We should also pursue new steps beyond the posting of content. For example, we should explore browser-based solutions - building on ideas like safe search - to block the accessing of such content at the point when people attempt to view and download it.

We should pursue all these steps with a community spirit that will share our learning and technology across the industry through open source and other collaborative mechanisms. This is the only way for the tech sector as a whole to do what will be required to be more effective.

Some of this may be reasonable, but we should be careful. As Emma Llanso neatly lays out in a series of tweets, before we expand the power and role of GIFCT, we should take care of many of the existing concerns with the program. Here's a (lightly edited) transcription of Llanso's concerns:

In Brad Smith's post on Microsoft's response to the New Zealand attacks, we see another example of a company promoting an expanded role for the GIFCT without addressing any of the long-standing transparency and accountability issues with the consortium. Smith makes several proposals to further centralize and coordinate of content-blocking by major tech companies and fails to include any real discussion of transparency, external accountability to users, or safeguards against censorship.

The closest he gets is describing a "joint virtual command center" of tech companies to coordinate during major events, which would enable tech companies to ensure they "avoid restricting communications that [tech companies unilaterally] decide are in the public interest". Public interest must be part of the analysis but media orgs & nations have come to different conclusions about how to cover the NZ attacks. It's naive to suggest that a consensus view of "public interest" could, much less ought, be set by a consortium of US-born tech companies.

There's also a chilling call to "explore browser-based solutions" to block people's ability to view or download content, with no recognition of how dangerous it is to push censorship deeper into infrastructure. "Safe-search" is user-controlled; would MSFT's terror-block be as well?

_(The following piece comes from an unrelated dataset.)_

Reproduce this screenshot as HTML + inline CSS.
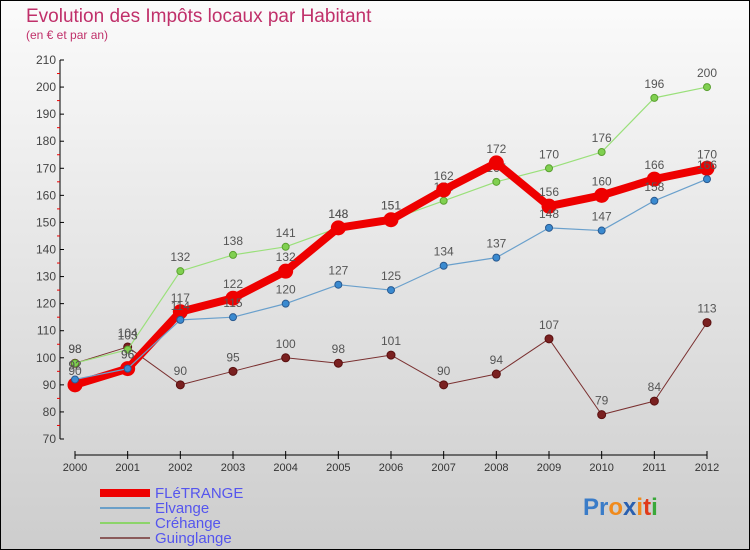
<!DOCTYPE html>
<html><head><meta charset="utf-8"><style>
body{margin:0;width:750px;height:550px;overflow:hidden}
svg{display:block;font-family:"Liberation Sans",sans-serif}
</style></head><body>
<svg id="c" width="750" height="550">
<defs><linearGradient id="bg" x1="0" y1="0" x2="0" y2="1"><stop offset="0" stop-color="#fbfbfb"/><stop offset="1" stop-color="#cdcdcd"/></linearGradient></defs>
<rect x="0.5" y="0.5" width="749" height="549" fill="url(#bg)" stroke="#000"/>
<text x="26" y="22" font-size="19" fill="#c0306a">Evolution des Impôts locaux par Habitant</text>
<text x="26" y="39" font-size="12" fill="#c0306a">(en € et par an)</text>
<g id="axes"></g><g id="series"></g>
<g>
<rect x="100" y="489" width="50" height="8" fill="#e00"/>
<line x1="100" y1="508" x2="150" y2="508" stroke="#6a9fc8" stroke-width="2"/>
<line x1="100" y1="523" x2="150" y2="523" stroke="#8cd46a" stroke-width="2"/>
<line x1="100" y1="538" x2="150" y2="538" stroke="#8a5a5a" stroke-width="2"/>
<g font-size="15" fill="#5555ee">
<text x="155" y="498">FLéTRANGE</text>
<text x="155" y="513">Elvange</text>
<text x="155" y="528">Créhange</text>
<text x="155" y="543">Guinglange</text>
</g></g>
<g font-size="24" font-weight="bold">
<text x="583" y="515"><tspan fill="#3a7cc8">Pr</tspan><tspan fill="#f08a1c">o</tspan><tspan fill="#2a60b0">x</tspan><tspan fill="#f08a1c">i</tspan><tspan fill="#e03a1a">t</tspan><tspan fill="#3aa83a">i</tspan></text></g>
</svg>
<script>
const years=[2000,2001,2002,2003,2004,2005,2006,2007,2008,2009,2010,2011,2012];
const fletrange=[90,96,117,122,132,148,151,162,172,156,160,166,170];
const elvange=[92,96,114,115,120,127,125,134,137,148,147,158,166];
const crehange=[98,103,132,138,141,148,151,158,165,170,176,196,200];
const guinglange=[98,104,90,95,100,98,101,90,94,107,79,84,113];
const yTicks=[70,80,90,100,110,120,130,140,150,160,170,180,190,200,210];
const NS="http://www.w3.org/2000/svg";
const X=i=>75+i*(707-75)/(years.length-1);
const Y=v=>439-(v-70)*(439-60)/140;
function mk(t,a,p){const e=document.createElementNS(NS,t);for(const k in a)e.setAttribute(k,a[k]);p.appendChild(e);return e;}
const ax=document.getElementById('axes');
const ya=mk('line',{x1:60,y1:60,x2:60,y2:439,stroke:'#000'},ax);


yTicks.forEach((v,i)=>{
 mk('line',{x1:60,x2:64,y1:Y(v),y2:Y(v),stroke:'#000'},ax);
 if(i<yTicks.length-1)mk('line',{x1:57,x2:60,y1:Y(v+5),y2:Y(v+5),stroke:'#e00'},ax);
 const t=mk('text',{x:56,y:Y(v)+4,'text-anchor':'end','font-size':12,fill:'#444'},ax);t.textContent=v;
 
 
});
const xa=mk('line',{x1:75,y1:455,x2:707,y2:455,stroke:'#000'},ax);


years.forEach((y,i)=>{
 mk('line',{x1:X(i),x2:X(i),y1:451,y2:459,stroke:'#000'},ax);
 const t=mk('text',{x:X(i),y:471,'text-anchor':'middle','font-size':11,fill:'#333'},ax);t.textContent=y;
 
 
});
const sg=document.getElementById('series');
function draw(data,name,color,w,r,mf,ms){
 const g=mk('g',{},sg);
 
 
 const l=mk('polyline',{points:data.map((v,i)=>X(i)+','+Y(v)).join(' '),fill:'none',stroke:color,'stroke-width':w,'stroke-linejoin':'round'},g);
 
 
 data.forEach((v,i)=>{
  const c=mk('circle',{cx:X(i),cy:Y(v),r:r,fill:mf,stroke:ms,'stroke-width':1},g);
  
  
  const t=mk('text',{x:X(i),y:Y(v)-10,'text-anchor':'middle','font-size':12,fill:'#555'},g);t.textContent=v;
  
  
 });
}
draw(guinglange,'guinglange','#7a3030',1,4,'#7a2020','#5a1010');
draw(crehange,'crehange','#9ae07a',1.2,3.5,'#80d050','#5aa030');
draw(fletrange,'fletrange','#ee0000',8,7,'#ee0000','#ee0000');
draw(elvange,'elvange','#6aa0cc',1.2,3.5,'#3a8ad0','#2a5a90');
</script>
</body></html>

Smith is calling for discussion about how tech can/should be involved in responding to terrorism, which is reasonable. But any discussion that fails to include transparency and safeguards against censorship, from the very beginning, is irresponsible. I know that many people's instincts right now are focused on how to take more content down faster, but as Smith notes, "the public rightly expects companies to apply a higher standard." Takedown policies without safeguards are incomplete and are not "solutions".

Llanso makes a number of good points here, but a key one to me: while coordination and agreement to act together may sound like a good way to approach global scale issues that can move from platform to platform, it also suggests that there is only one solution to such content (which is to outright ban it across all platforms). That takes out of the equation more creative or alternative approaches. It also takes out context. As we've discussed before, in some cases someone's "terrorist content" is actually evidence of war crimes that it might be useful for someone to have.

Yes, lots of people are rightly concerned that videos and manifestos related to attacks may inspire copycat (or worse) attacks. But trying to stuff the entire thing down the memory hole in a single coordinated plan -- where the big internet platforms are the final arbiters of everything -- hardly seems like the right solution either. Indeed, taking such a position actually makes it that much harder for different platforms to experiment with different, and possibly more effective, ways of dealing with this kind of content.